| The Russian word troika, “threesome”, was used during the Great Purge period in the Soviet Union to denote commissions of three persons as an additional instrument of extrajudicial punishment (внесудебная расправа, внесудебное преследование) introduced to supplement the legal system with a means for quick punishment of anti-Soviet elements.

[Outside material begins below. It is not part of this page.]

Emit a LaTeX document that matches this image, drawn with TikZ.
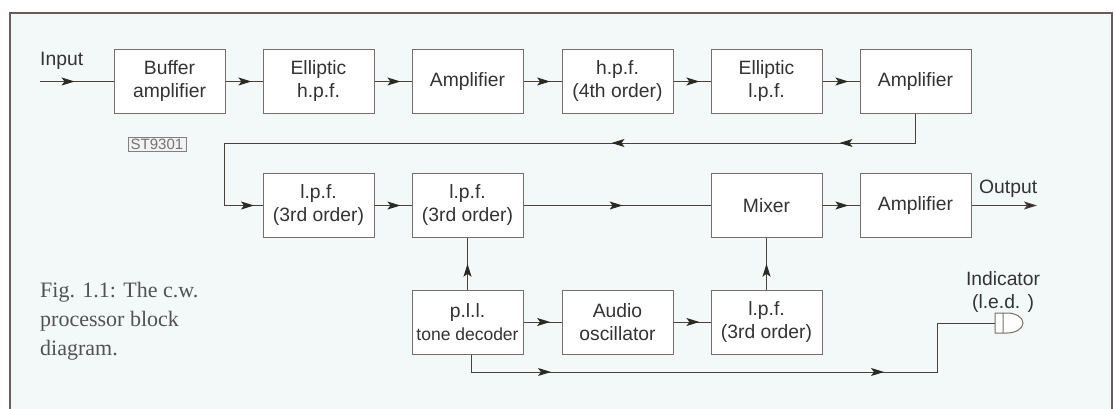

NKVD Order no. 00447 (July 30, 1937) The same order instructed to classify kulaks and other anti-Soviet elements into two categories: the First category of repressed was subject to death by shooting, the Second category was subject to labor camps. The order set upper quotas per territory and category. For example Byelorussian SSR was estimated to have 2,000 (1st cat.) + 10,000 (2nd cat.) = 12,000 anti-Soviet elements. It was specifically stressed that quotas were estimates and could not be exceeded without personal approval of Yezhov. But in practice this approval was easy to obtain, and eventually these initial quotas were exceeded by orders of magnitude. For example, in September 1937, the Dagestan obkom requested the increase of the First Category from 600 to 1,200; the request was granted the next day.

After this Order, the terms First/Second Category became standard abbreviations in NKVD documentation for “the highest measure of punishment” and “placing into corrective labor camps”, respectively.

The implimentation was swift. Already by August 15, 1937, 101,000 was arrested and 14,000 convicted.